▶ **Stated goal**:
Each line below either holds the string "this" or doesn't. Count those that do and give only the number.

========================================================================

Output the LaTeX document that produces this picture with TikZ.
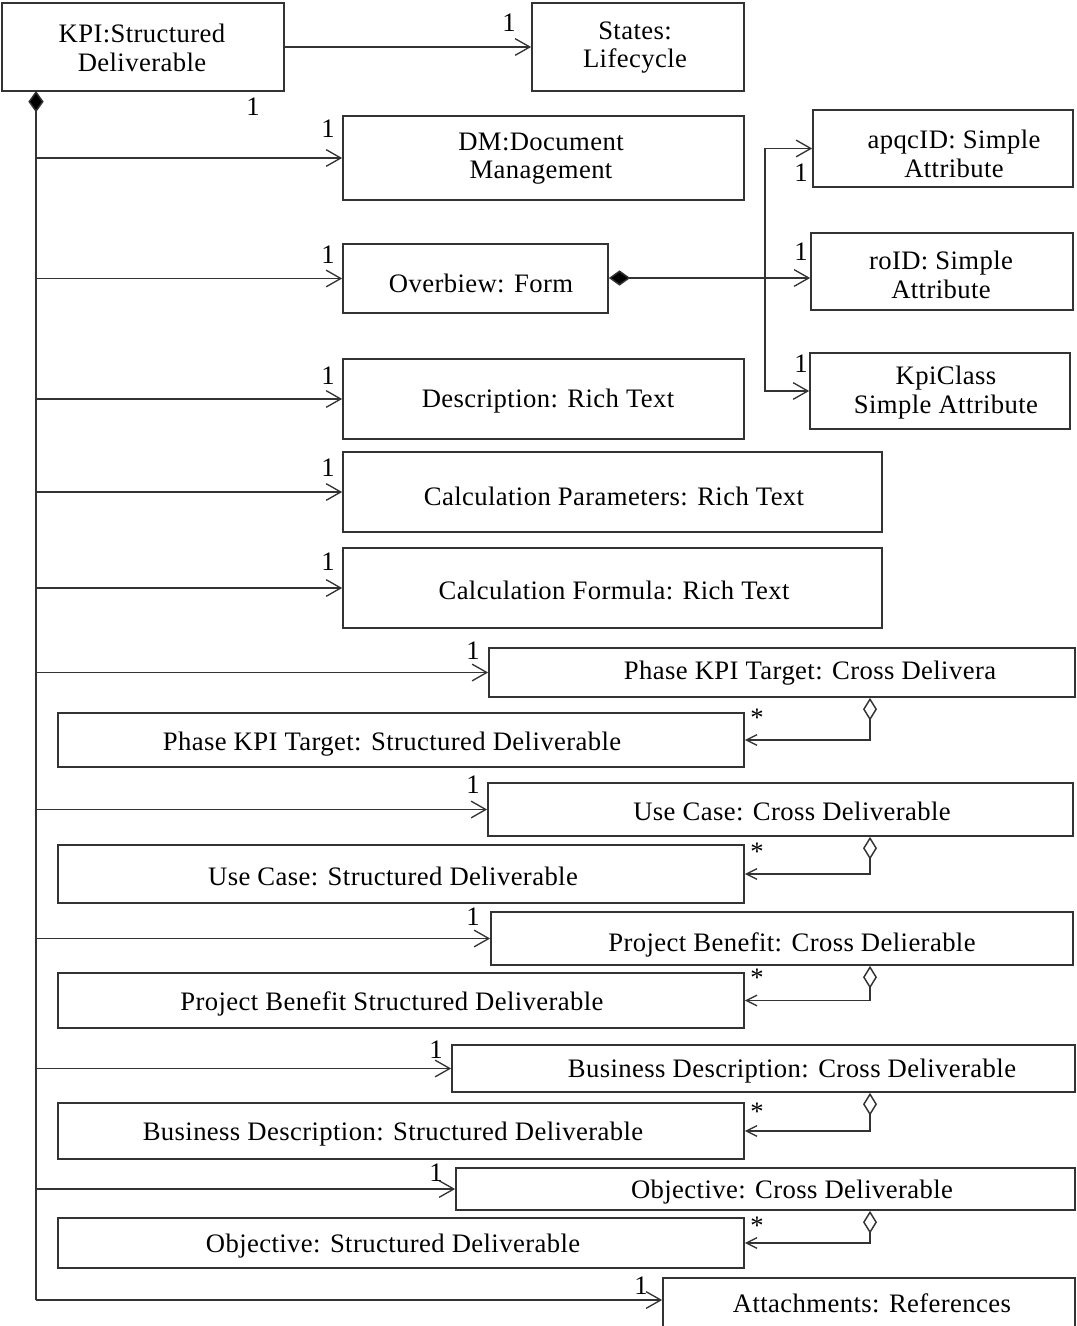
\documentclass[tikz,border=0pt]{standalone}
\usepackage{fontspec}
\setmainfont{Liberation Serif}[LetterSpace=1.5]
\usetikzlibrary{arrows.meta}
\tikzset{
  box/.style={draw=black!80,line width=1.3pt,inner sep=0pt,fill=white},
  txt/.style={inner sep=0pt,align=center,yshift=-2pt,font=\fontsize{20}{21.5}\selectfont},
  mult/.style={inner sep=0pt,font=\fontsize{20}{21.5}\selectfont},
  conn/.style={draw=black!80,line width=1.1pt},
  barb/.tip={Straight Barb[length=11pt,width=12.5pt,line width=1pt]},
  sbarb/.tip={Straight Barb[length=8pt,width=8pt,line width=1pt]},
  fdia/.tip={Diamond[length=16pt,width=11.5pt,fill=black]},
  odia/.tip={Diamond[open,length=17pt,width=10.5pt,fill=white]},
  arr/.style={conn,-barb},
}
\newcommand\ubox[5]{%
  \pgfmathsetmacro\bw{(#4-#2)*0.75}\pgfmathsetmacro\bh{(#5-#3)*0.75}%
  \node[box,minimum width=\bw pt,minimum height=\bh pt] (#1) at ({(#2+#4)/2},{(#3+#5)/2}) {};}
\begin{document}
\begin{tikzpicture}[x=0.75pt,y=-0.75pt]
\useasboundingbox (0,0) rectangle (1076,1326);
% boxes
\ubox{main}{2}{3}{284}{91}
\ubox{states}{532}{3}{744}{91}
\ubox{dm}{343}{116}{744}{200}
\ubox{form}{343}{244}{608}{313}
\ubox{desc}{343}{359}{744}{439}
\ubox{cpar}{343}{452}{882}{532}
\ubox{cfor}{343}{548}{882}{628}
\ubox{apqc}{813}{110}{1073}{187}
\ubox{roid}{811}{233}{1073}{310}
\ubox{kpic}{810}{353}{1070}{429}
\ubox{pkc}{489}{648}{1075}{697}
\ubox{pks}{58}{713}{744}{767}
\ubox{ucc}{488}{783}{1073}{836}
\ubox{ucs}{58}{845}{744}{903}
\ubox{pbc}{491}{912}{1073}{965}
\ubox{pbs}{58}{973}{744}{1028}
\ubox{bdc}{452}{1045}{1075}{1092}
\ubox{bds}{58}{1103}{744}{1159}
\ubox{obc}{456}{1168}{1075}{1210}
\ubox{obs}{58}{1218}{744}{1268}
\ubox{att}{663}{1278}{1075}{1330}
\draw[black!80,line width=1.3pt] ([xshift=0.8pt]main.north west) -- ([xshift=0.8pt]main.south west);
% texts
\node[txt] (maint) at (142,45) {KPI:Structured\\Deliverable};
\node[txt] (statest) at (635,45) {States:\\Lifecycle};
\node[txt] (dmt) at (541,156) {DM:Document\\Management};
\node[txt] (formt) at (481,281) {Overbiew: Form};
\node[txt] (desct) at (548,398) {Description: Rich Text};
\node[txt] (cpart) at (614,494) {Calculation Parameters: Rich Text};
\node[txt] (cfort) at (614,588) {Calculation Formula: Rich Text};
\node[txt] (apqct) at (954,151) {apqcID: Simple\\Attribute};
\node[txt] (roidt) at (941,272) {roID: Simple\\Attribute};
\node[txt] (kpict) at (946,390) {KpiClass\\Simple Attribute};
\node[txt] (pkct) at (810,670) {Phase KPI Target: Cross Delivera};
\node[txt] (pkst) at (392,741) {Phase KPI Target: Structured Deliverable};
\node[txt] (ucct) at (792,809) {Use Case: Cross Deliverable};
\node[txt] (ucst) at (393,874) {Use Case: Structured Deliverable};
\node[txt] (pbct) at (792,942) {Project Benefit: Cross Delierable};
\node[txt] (pbst) at (392,1001) {Project Benefit Structured Deliverable};
\node[txt] (bdct) at (792,1068) {Business Description: Cross Deliverable};
\node[txt] (bdst) at (393,1131) {Business Description: Structured Deliverable};
\node[txt] (obct) at (792,1189) {Objective: Cross Deliverable};
\node[txt] (obst) at (393,1243) {Objective: Structured Deliverable};
\node[txt] (attt) at (872,1301) {Attachments: References};
% connectors from main
\draw[arr] (main.east) -- (states.west);
\coordinate (trunk) at (36,91);
\coordinate (tend) at (36,1300);
\draw[conn,fdia-] (trunk) -- (tend);
\draw[arr] (tend) -- (tend -| att.west);
\foreach \n in {dm,form,desc,cpar,cfor,pkc,ucc,pbc,bdc,obc}
  \draw[arr] (trunk |- \n.west) -- (\n.west);
% form to attributes
\coordinate (junc) at (765,278);
\draw[conn,fdia-] (form.east |- junc) -- (junc);
\draw[arr] (junc) -- (junc -| roid.west);
\draw[arr] (junc) |- (apqc.west);
\draw[arr] (junc) |- (kpic.west);
% aggregation back arrows
\foreach \c/\s in {pkc/pks,ucc/ucs,pbc/pbs,bdc/bds,obc/obs}
  \draw[conn,odia-sbarb] (\c.south -| 870,0) |- (\s.east);
% multiplicities
\node[mult] (m1) at (509,23) {1};
\node[mult] (m2) at (253,107) {1};
\node[mult] (m3) at (328,129) {1};
\node[mult] (m4) at (328,255) {1};
\node[mult] (m5) at (328,376) {1};
\node[mult] (m6) at (328,468) {1};
\node[mult] (m7) at (328,562) {1};
\node[mult] (m8) at (473,651) {1};
\node[mult] (m9) at (473,785) {1};
\node[mult] (m10) at (473,917) {1};
\node[mult] (m11) at (436,1050) {1};
\node[mult] (m12) at (436,1173) {1};
\node[mult] (m13) at (641,1286) {1};
\node[mult] (m14) at (801,173) {1};
\node[mult] (m15) at (801,252) {1};
\node[mult] (m16) at (801,364) {1};
\foreach \y [count=\i] in {718,852,978,1112,1226}
  \node[mult] (st\i) at (757,\y) {*};
\end{tikzpicture}
\end{document}
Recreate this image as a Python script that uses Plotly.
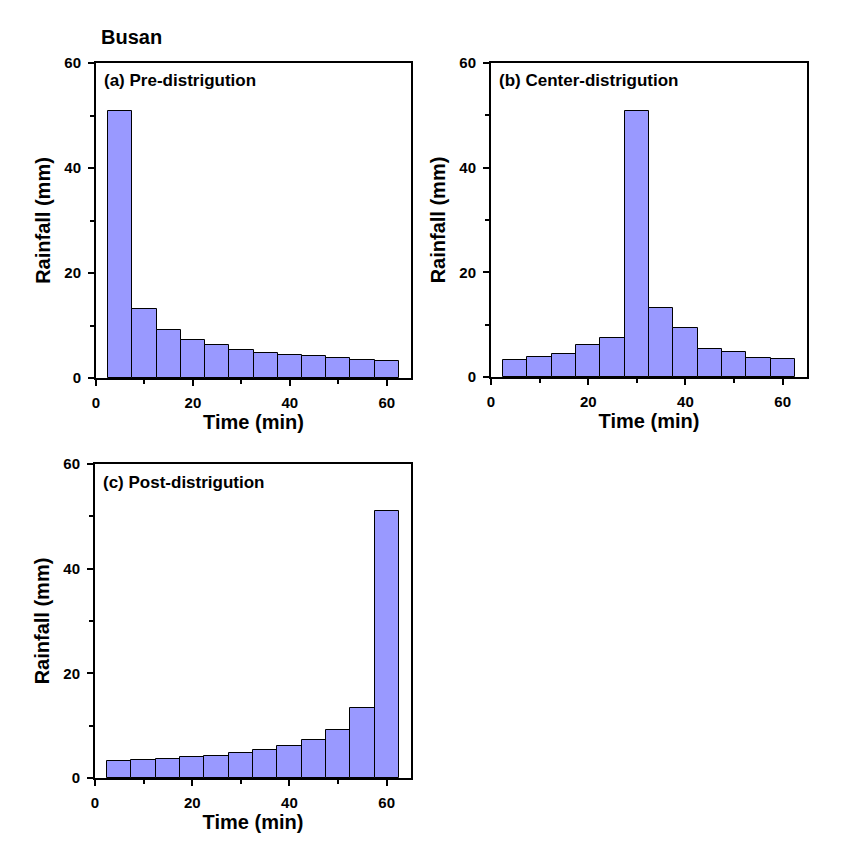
import plotly.graph_objects as go

time_min = [5, 10, 15, 20, 25, 30, 35, 40, 45, 50, 55, 60]
pre = [50.9, 13.2, 9.2, 7.3, 6.2, 5.4, 4.8, 4.4, 4.1, 3.9, 3.5, 3.3]
center = [3.3, 3.9, 4.4, 6.2, 7.4, 50.9, 13.2, 9.3, 5.4, 4.8, 3.7, 3.5]
post = [3.3, 3.5, 3.7, 4.1, 4.3, 4.8, 5.4, 6.2, 7.3, 9.2, 13.3, 51.0]
panel_labels = ["(a) Pre-distrigution", "(b) Center-distrigution", "(c) Post-distrigution"]
x_ticks = [0, 20, 40, 60]
y_ticks = [0, 20, 40, 60]

W, H = 864, 845
OFF = 8  # page body margin
FONT = "Liberation Sans, Arial, sans-serif"

# pixel boxes of plot areas on the page: (left, right, top, bottom)
boxes = [(96, 411, 63, 378), (491, 807, 63, 377), (95, 411, 464, 778)]

fig = go.Figure()
series = [pre, center, post]
for i, (vals, box) in enumerate(zip(series, boxes)):
    n = "" if i == 0 else str(i + 1)
    fig.add_trace(go.Bar(
        x=time_min, y=vals, width=5,
        marker=dict(color="#9999FF", line=dict(color="black", width=1)),
        xaxis="x" + n, yaxis="y" + n, showlegend=False))
    l, r, t, b = [v - OFF for v in box]
    common = dict(
        showline=True, linecolor="black", linewidth=2, mirror=True,
        ticks="outside", ticklen=6, tickwidth=2, tickcolor="black",
        showgrid=False, zeroline=False, automargin=False,
        ticklabelstandoff=4,
        tickfont=dict(family=FONT, size=15, color="black", weight="bold"),
        minor=dict(ticks="outside", ticklen=4, tickwidth=1.5, tickcolor="black", dtick=10, tick0=0, showgrid=False),
    )
    fig.layout["xaxis" + n] = dict(
        common, domain=[l / W, r / W], range=[0, 65], anchor="y" + n,
        tickvals=x_ticks,
        title=dict(text="Time (min)", font=dict(family=FONT, size=20, color="black", weight="bold"), standoff=0),
    )
    fig.layout["yaxis" + n] = dict(
        common, domain=[1 - b / H, 1 - t / H], range=[0, 60], anchor="x" + n,
        tickvals=y_ticks,
        title=dict(text="Rainfall (mm)", font=dict(family=FONT, size=20, color="black", weight="bold"), standoff=8),
    )
    fig.add_annotation(
        x=(l + 6) / W, y=1 - (t + 18) / H, xref="paper", yref="paper",
        xanchor="left", yanchor="middle", showarrow=False,
        text=panel_labels[i], font=dict(family=FONT, size=17, color="black", weight="bold"))

fig.add_annotation(
    x=(99 - OFF) / W, y=1 - (37 - OFF) / H, xref="paper", yref="paper",
    xanchor="left", yanchor="middle", showarrow=False,
    text="Busan", font=dict(family=FONT, size=20, color="black", weight="bold"))

fig.update_layout(
    width=W, height=H, margin=dict(l=0, r=0, t=0, b=0),
    paper_bgcolor="white", plot_bgcolor="white", bargap=0,
)
fig.write_html("out.html")
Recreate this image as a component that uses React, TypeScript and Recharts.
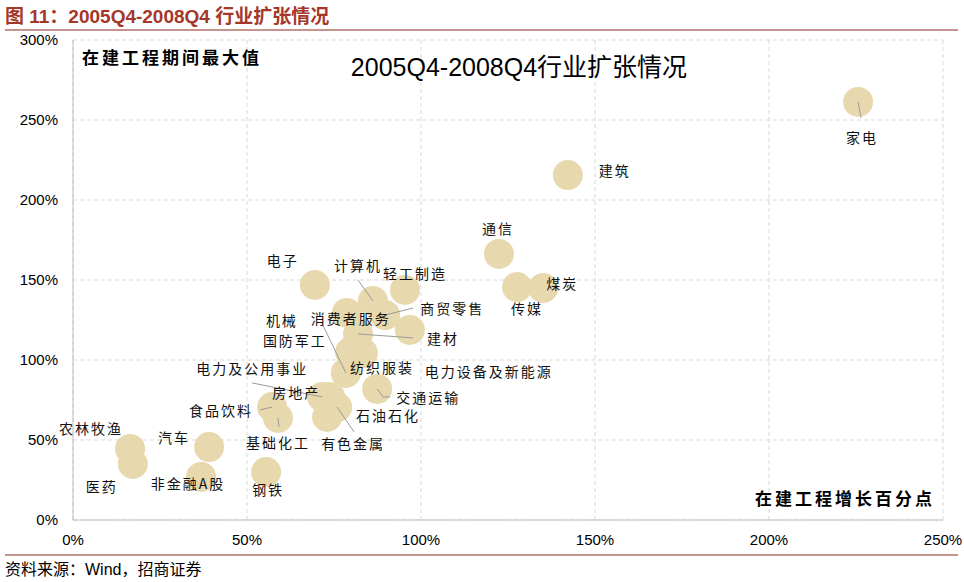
import { CartesianGrid, Scatter, ScatterChart, XAxis, YAxis } from 'recharts'

// 行业
const industries = [
  '家电', '建筑', '通信', '传媒', '煤炭', '电子', '计算机', '轻工制造', '商贸零售',
  '机械', '消费者服务', '国防军工', '建材', '纺织服装', '电力设备及新能源', '交通运输',
  '电力及公用事业', '房地产', '有色金属', '石油石化', '食品饮料', '基础化工',
  '农林牧渔', '医药', '汽车', '非金融A股', '钢铁',
]
// 在建工程增长百分点 (%)
const growth = [
  225.6, 142.2, 122.4, 127.6, 135.1, 69.5, 86.2, 95.4, 89.7,
  78.7, 78.4, 83.3, 81.9, 79.6, 96.8, 87.4,
  71.6, 73.9, 75.9, 73.0, 57.2, 58.9,
  16.4, 17.2, 39.1, 36.8, 55.5,
]
// 在建工程期间最大值 (%)
const peak = [
  261.3, 215.6, 166.3, 145.6, 145.0, 146.9, 136.9, 143.8, 128.1,
  129.4, 91.9, 104.4, 116.3, 105.0, 118.8, 81.9,
  76.9, 76.9, 70.6, 64.4, 70.6, 63.8,
  44.4, 35.0, 45.6, 26.9, 30.0,
]
const xTicks = [0, 50, 100, 150, 200, 250]
const yTicks = [0, 50, 100, 150, 200, 250, 300]

const data = industries.map((name, i) => ({ name, x: growth[i], y: peak[i] }))

// label placement relative to the bubble (px), with optional leader line
const labelPos: Record<string, { dx: number; dy: number; line?: number[][] }> = {
  家电: { dx: 4, dy: 35, line: [[3, 16]] },
  建筑: { dx: 47, dy: -5 },
  通信: { dx: -1, dy: -26 },
  传媒: { dx: 10, dy: 21 },
  煤炭: { dx: 19, dy: -5 },
  电子: { dx: -32, dy: -25 },
  计算机: { dx: -15, dy: -36, line: [[-15, -21]] },
  轻工制造: { dx: 10, dy: -17 },
  商贸零售: { dx: 67, dy: -7, line: [[28, -7]] },
  机械: { dx: -65, dy: 7 },
  消费者服务: { dx: 5, dy: -55, line: [[-24, -50]] },
  国防军工: { dx: -68, dy: -13 },
  建材: { dx: 85, dy: 4, line: [[55, 4]] },
  纺织服装: { dx: 32, dy: 15 },
  电力设备及新能源: { dx: 79, dy: 41 },
  交通运输: { dx: 51, dy: 8, line: [[6, 8], [13, 8]] },
  电力及公用事业: { dx: -70, dy: -29, line: [[-70, -14]] },
  房地产: { dx: -34, dy: -5 },
  有色金属: { dx: 16, dy: 36, line: [[17, 25]] },
  石油石化: { dx: 61, dy: -2 },
  食品饮料: { dx: -51, dy: 3, line: [[-12, 3]] },
  基础化工: { dx: 0, dy: 24, line: [[1, 9]] },
  农林牧渔: { dx: -39, dy: -21 },
  医药: { dx: -31, dy: 22 },
  汽车: { dx: -35, dy: -10 },
  非金融A股: { dx: -13, dy: 6 },
  钢铁: { dx: 2, dy: 17 },
}

const cjk = "'Noto Sans CJK SC', sans-serif"
const latin = "'Liberation Sans', 'Noto Sans CJK SC', sans-serif"

function Bubble(props: any) {
  return <circle cx={props.cx} cy={props.cy} r={15} fill="#E8D8AE" />
}

function PointLabel(props: any) {
  const { cx, cy, payload } = props
  const p = labelPos[payload.name]
  if (!p) return null
  const pts = p.line ? [[0, 0], ...p.line].map(([a, b]) => `${cx + a},${cy + b}`).join(' ') : null
  return (
    <g>
      {pts && <polyline points={pts} fill="none" stroke="#9a9a9a" strokeWidth={1} />}
      <text
        x={cx + p.dx}
        y={cy + p.dy}
        textAnchor="middle"
        dominantBaseline="central"
        fontFamily={cjk}
        fontSize={14}
        letterSpacing={2}
        fill="#111"
      >
        {payload.name}
      </text>
    </g>
  )
}

export default function App() {
  return (
    <div style={{ position: 'absolute', left: 0, top: 0, width: 964, height: 582, background: '#fff' }}>
      <ScatterChart width={964} height={582} margin={{ top: 40, right: 21, bottom: 32, left: 0 }}>
        <CartesianGrid strokeDasharray="4 3" stroke="#d9d9d9" />
        <XAxis
          type="number"
          dataKey="x"
          domain={[0, 250]}
          ticks={xTicks}
          height={30}
          tickLine={false}
          tickMargin={8}
          axisLine={{ stroke: '#bfbfbf' }}
          tick={{ fill: '#000', fontSize: 15, fontFamily: latin }}
          tickFormatter={(v) => `${v}%`}
        />
        <YAxis
          type="number"
          dataKey="y"
          domain={[0, 300]}
          ticks={yTicks}
          width={73}
          tickLine={false}
          tickMargin={9}
          axisLine={{ stroke: '#bfbfbf' }}
          tick={{ fill: '#000', fontSize: 15, fontFamily: latin }}
          tickFormatter={(v) => `${v}%`}
        />
        <Scatter data={data} shape={Bubble} isAnimationActive={false} />
        <Scatter data={data} shape={PointLabel} isAnimationActive={false} />
      </ScatterChart>
      <svg width={964} height={582} style={{ position: 'absolute', left: 0, top: 0, pointerEvents: 'none' }}>
        <text x={5} y={16} dominantBaseline="central" fontFamily={latin} fontWeight="bold" fontSize={19} fill="#a5372a">
          图 11：2005Q4-2008Q4 行业扩张情况
        </text>
        <line x1={5} x2={958} y1={30} y2={30} stroke="#8e2b20" strokeWidth={1.2} />
        <text x={82} y={56} dominantBaseline="central" fontFamily={cjk} fontWeight="bold" fontSize={17} letterSpacing={3} fill="#000">
          在建工程期间最大值
        </text>
        <text x={519} y={67} textAnchor="middle" dominantBaseline="central" fontFamily={latin} fontSize={25} fill="#000">
          2005Q4-2008Q4行业扩张情况
        </text>
        <text x={755} y={497} dominantBaseline="central" fontFamily={cjk} fontWeight="bold" fontSize={17} letterSpacing={3} fill="#000">
          在建工程增长百分点
        </text>
        <line x1={5} x2={958} y1={555} y2={555} stroke="#8e2b20" strokeWidth={1.2} />
        <text x={5} y={569} dominantBaseline="central" fontFamily={latin} fontSize={16} fill="#000">
          资料来源：Wind，招商证券
        </text>
      </svg>
    </div>
  )
}
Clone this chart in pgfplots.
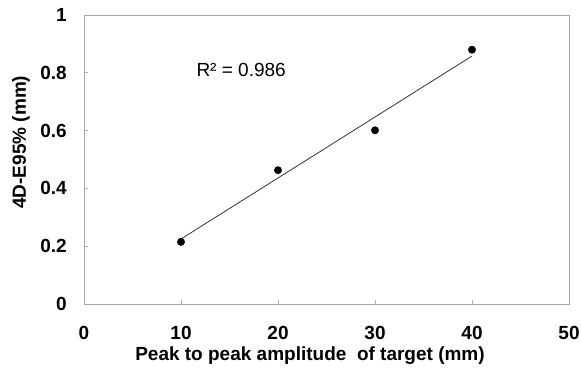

========================================================================

▶ **Complete answer**:
4